Mint
The world’s largest software company, Microsoft Corp., and Internet giant Google Inc. have more in common than the dominance of their respective markets. Both are also essentially one-trick ponies that have used their prodigious cash flows to pursue a host of side projects in attempts to diversify. And neither has had much success.
A trying economic climate is changing that. Google recently axed its print advertisement ambitions and Microsoft sold its long-held stake in cable operator Comcast Corp. Their other non-core projects should be next.
Microsoft’s core competency remains software—its ubiquitous operating system and various other programs. These account for 82% of its revenues and nearly all of its operating income. The company has used a lot of those profits to support forays into products like videogames and online search.
But those haven’t become the money-spinners it hoped for. Microsoft’s Xbox gaming console just turned its first profit last year after seven years on the market. In 2007, the company had to take a $1 billion (Rs 4,890 crore) charge to repair defective units.

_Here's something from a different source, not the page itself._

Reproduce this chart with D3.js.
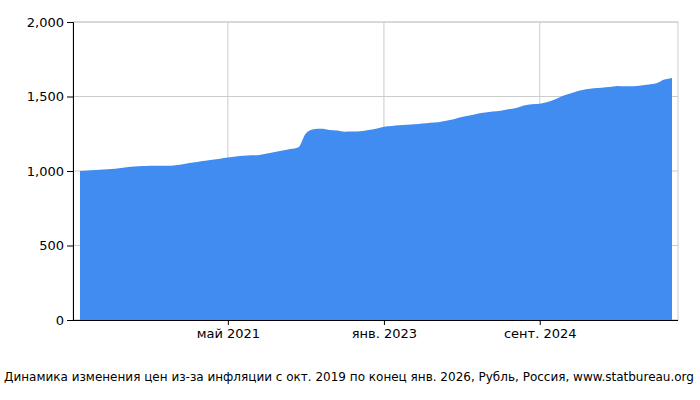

Microsoft’s online search effort has also struggled. Its MSN portal has a dismal 8.5% share of the US search market and the unit that houses it lost $480 million last quarter. Google, meanwhile, makes virtually all its revenues from advertising related to Internet searches. Still, that hasn’t stopped the company from pouring money—and employee time—into online video, cloud computing and lobbying for renewable energy projects.